Alone is different from lonely, just as much as grief is different from grievance Since we're talking "One day at a time," this example is only for the moment. At the moment, I'm trying to think of how to give you this talk; it's morning on the last Friday in January, and I'm up early to make soup in the slow cooker for the weekend. There are 3 years between now and the last time I was high. I have learned the wisdom of staying at home, the lore, as Benjamin put it, "of the past, as it best reveals itself to natives of a place." It's hard to be somebody who is pleased enough to know something, rather than somebody who is a know-it-all. I have learned to let God know it all, to let him be the director of my life. I have come to know God that way, to acknowledge that I am not the director, learning to surrender over and over to the Director up there, or, at this moment when I'm making soup, directions, and I didn't follow them. The directions were on the bag of black beans. I decided to go my own way, because I'm better at bean soup than stupid bagged bean directions-spicier, wilder, more creative. I brown a different kind of sausage and add chopped garlic from a jar, being in a hurry. The jarred garlic seems to have turned the water in which it's packed to vinegar, and I think, too late: I've just made garlic sauerkraut bean soup. The vinegar smell stays in my nose as I try to compensate with other, nuttier ingredients (including nuts), and depart further and further from the directions.
Meanwhile, my dog has begged himself outside, and headed to his morning minaret, the top of the stairs of the main house in front of my little coach house. From there, he'll call the faithful to worship-I can't control when he'll howl. He stares at me from between the slats of the railing. Between us is the yard, and the bird feeder set up by my neighbor's boyfriend, called, affectionately and not, "Drunkie". His girlfriend, my friend Kelly, is out of town again, so Drunkie is on a bender. I have to batten down the hatches for what might be called payback, try to maintain control over my little piece of sober earth, lock my doors, watch the dog, latch the gates. Drunkie leaves all doors open, so that my pipes freeze and mice get in my house and the dog goes wandering.

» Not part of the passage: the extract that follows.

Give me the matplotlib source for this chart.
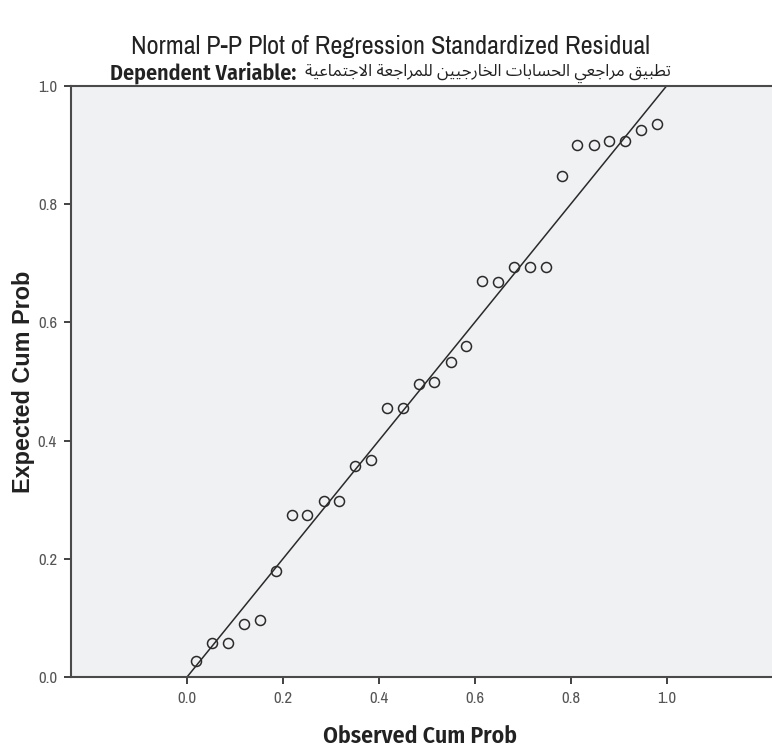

Drunkie is driving me crazy. Now that I have cleaned up my act, I watch him over there, sponging off Kelly, starting up his Miller Lite drinking at 9 am, wrecking my social life and indulged in his habit while I, not for a moment, am not. I figure my own example ought to be enough for him, but he doesn't see himself as an alcoholic. Alcoholics drink HARD liquor. He only drinks Miller Lite. A case a day, starting at 9 am. That's how I, the formerly injuring Prodigal, suffers now the pain of being injured, and that pain, as well as my sense of justice, requires that Drunkie, that OFFENDER, confess and repent to me. For half an hour I slowly grow enslaved again, this time by my own unwillingness to be that one who stays sober, does the right thing; I am the righteous son who asks his father why he's killing the fatted calf for this LOSER. There is nothing more dangerous to my sobriety than justified resentment. We, Drunkie and I, are both enslaved to this upholding and dismissal of the law. Only the father is free, the one "who had compassion, and ran, and fell on his neck, and kissed him." That's peasant wisdom: I must learn not to let law and tribe insulate me from the needs of my neighbor.
But now, the house still smells like vinegar, the smell of enslavement. I look out and the dog watches me through the slats and then I see it: the bird feeder Drunkie set up and maintains, the one thing he can do, and it has drawn cardinals to the house again. We have cardinals again this winter! The riotous red in the gray trees, the spendthrift headdress, the song that dares me to "Par-TEE! Par-TEE! Par-TEE!" They didn't come last winter, and, as grudgingly as the elder son, I'll have to thank Drunkie. This thanks is, for the moment anyway, a forgiveness I give him. And when I remind myself of that, which I must do over and over and over, I get the same result: I am freed from another kind of slavery-the unwillingness to forgive.
And the moment I forgive Drunkie, I feel lighter. I stand up straight. I see more. I see that my dog is not looking at me through the slats, but at the cardinals, too. He's not looking at me. After what I put him through, his world does not revolve around me the way they say dogs' worlds do. He learned not to believe that sun rises and sets because I make it happen because I was rather neglectful of him when he was a puppy. I am strangely thrilled to know that all this-all of it-could be happening without me, just fine. The only evidence of me is bad soup. I resolve to eat the soup, anyway, because it's MY soup.
I love the Book of Luke most of all because Luke seems to see into the important parts of all the stories. He could have stopped after the father forgave, but Luke goes on, to the more difficult story of the Elder Brother. Luke shows me why I have to show the same compassionate forgiveness of the father, that frees his son from the burden of his own guilt and gives him the strength to confess it: "Father, I have sinned against heaven, and in they sight, and am no more worthy to be called thy son." Jesus is not discussing the ethics of forgiveness, how I can earn it and under what circumstances I can offer it. He simply shows me that without it I am still in prison-here or there, so I should try to get my forgiveness in first. If I refuse to forgive, I tear down the very bridge I myself will one day have to cross.